Facebook, le foto di nudo contro il revenge porn

Sembra un paradosso, un controsenso: Facebook ha bisogno delle foto osé di ragazze e ragazzi, uomini e donne per combattere il revenge porn.

Si tratta del fenomeno, di cui non si parla così spesso ma sempre molto attuale, con il quale una persona si vendica dell’ex pubblicando online i suoi scatti più intimi, catturati con lo smartphone in momenti di estrema confidenza.

Perché condividere con Facebook

A maggior ragione, perché chi si sente minacciato da tale azione dovrebbe dare al social network immagini così private? Il motivo è presto detto: una volta ottenute, il team di sicurezza di Facebook le segnerà con un’etichetta digitale perenne, una specie di filigrana, in gergo metatag, che impedirà alla foto di essere caricata a corredo di post, un errore voluto atto a prevenire la diffusione in lungo e in largo sulla piattaforma 2.0.

Post bloccati

E se si usasse uno stratagemma, ad esempio salvare uno screenshot della foto aperta come file sul computer? In quel caso l’intelligenza artificiale di Facebook dovrebbe essere in grado di individuare comunque il tentativo di posting, bloccandolo sul nascere.

Si parte dall’Australia

L’iniziativa parte dall’Australia, dove è già attiva in via sperimentale e vede la necessaria collaborazione del governo, da tempo impegnato a contrastare le conseguenze, spesso irrimediabili, del revenge porn. Non è un caso se Zuckerberg abbia deciso di partire proprio da qua: stando ad alcuni dati, il 20% degli australiani tra i 16 ed i 49 anni ha subito questo tipo di abusi, in modo particolare le donne tra i 18 e i 24 anni.

Rete più pulita

Se l’iniziativa assume un significato importante per impedire che gli scatti si diffondano a macchia d’olio sulla piazza virtuale più frequentata, anche la condivisione al di fuori di questa potrebbe subire un forte rallentamento.

L’impronta affibbiata da Facebook a ogni file darebbe la possibilità di rintracciare la sua presenza ovunque in rete, così da velocizzare e automatizzare il processo di richiesta di rimozione, sia al proprietario del sito (forum, portali tematici, ecc.) che dei motori di ricerca, Google in primis. L’algoritmo perfezionato dalla compagnia americana, una volta riconosciuta l’immagine invierebbe infatti una notifica a un addetto alla sicurezza, che a quel punto si attiverebbe per chiederne l’eliminazione.

La privacy

Vada per il valido fine che vi è alla base, ma queste foto inviate dagli iscritti via Messenger (pare che l’unico modo sia questo) dove vengono conservate?

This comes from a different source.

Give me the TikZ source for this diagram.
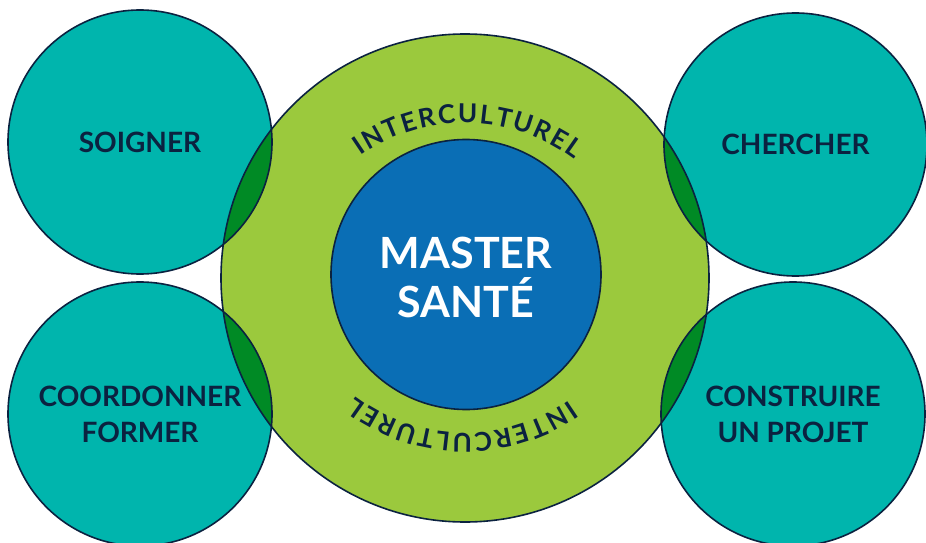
\documentclass[tikz,border=0pt]{standalone}
\usepackage{fontspec}
\setmainfont{Lato}
\usetikzlibrary{decorations.text}
\definecolor{teal1}{HTML}{00B5AD}
\definecolor{lime1}{HTML}{9BC93D}
\definecolor{lens1}{HTML}{008A25}
\definecolor{blue1}{HTML}{0A6EB5}
\definecolor{navy1}{HTML}{0B2240}
\begin{document}
\begin{tikzpicture}[x=1pt,y=1pt,
  outl/.style={draw=navy1, line width=1.6pt},
  sat/.style={circle, inner sep=0pt, minimum size=264pt, fill=teal1, text=navy1,
    font=\bfseries\fontsize{28}{36}\selectfont, align=center},
  arctext/.style={decorate, decoration={text along path, text align=fit to path,
    text={|\fontsize{26}{30}\selectfont\bfseries\color{navy1}|INTERCULTUREL}}}
]
\useasboundingbox (0,0) rectangle (926,542);
\clip (0,0) rectangle (926,542);
\fill[white] (0,0) rectangle (926,542);
\coordinate (g) at (465,264);
\fill[lime1] (g) circle[radius=244pt];
\node[sat] (soigner) at (140,400) {SOIGNER};
\node[sat, minimum size=263pt] (chercher) at (795.5,397.5) {CHERCHER};
\node[sat] (former) at (140,128) {COORDONNER\\FORMER};
\node[sat] (projet) at (793,128) {CONSTRUIRE\\UN PROJET};
\begin{scope}
  \clip (g) circle[radius=244pt];
  \fill[lens1] (soigner.center) circle[radius=132pt];
  \fill[lens1] (chercher.center) circle[radius=131.5pt];
  \fill[lens1] (former.center) circle[radius=132pt];
  \fill[lens1] (projet.center) circle[radius=132pt];
\end{scope}
\draw[outl] (g) circle[radius=244pt];
\draw[outl] (soigner.center) circle[radius=132pt];
\draw[outl] (chercher.center) circle[radius=131.5pt];
\draw[outl] (former.center) circle[radius=132pt];
\draw[outl] (projet.center) circle[radius=132pt];
\node[circle, inner sep=0pt, minimum size=270pt, fill=blue1, draw=navy1, line width=1.6pt] (master) at (466,267.5) {};
\node[text=white, align=center, font=\bfseries\fontsize{43}{49}\selectfont] (mastertext) at (466,265) {MASTER\\SANTÉ};
\path[arctext] (465,237) ++(125:182pt) arc[start angle=125, end angle=53, radius=182pt];
\path[arctext] (465,291) ++(-55:182pt) arc[start angle=-55, end angle=-127, radius=182pt];
\end{tikzpicture}
\end{document}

Ed è certo che i dipendenti di Facebook non le usino a loro volta?

Il commissario Julie Inman Grant dell’ufficio e-Safety del governo, che si occupa della protezione dei cittadini digitali, ha spiegato: “Nessuno memorizzerà le immagini, la stessa Facebook terrà solo l’impronta telematica per analizzare eventuali corrispondenze dentro il sito e all’esterno”.

Solo primo passo

Come accaduto già nel caso delle fake news, questo è solo un tentativo per combattere il revenge porn, di certo non quello definitivo. I dubbi in merito non mancano: se un utente non avesse l’accortezza di cancellare (non archiviare ma proprio eliminare) la chat con il team di Facebook, chiunque con un accesso allo smartphone o al computer potrebbe avere accesso alle foto inviate, creando più problemi che vantaggi.

Tuttavia un passo importante è statofatto nella direzione giusta, dove la tecnologia e le capacità umane si integrano per un fine comune: proteggere la riservatezza dei soggetti indifesi, vittime di un vero e proprio crimine.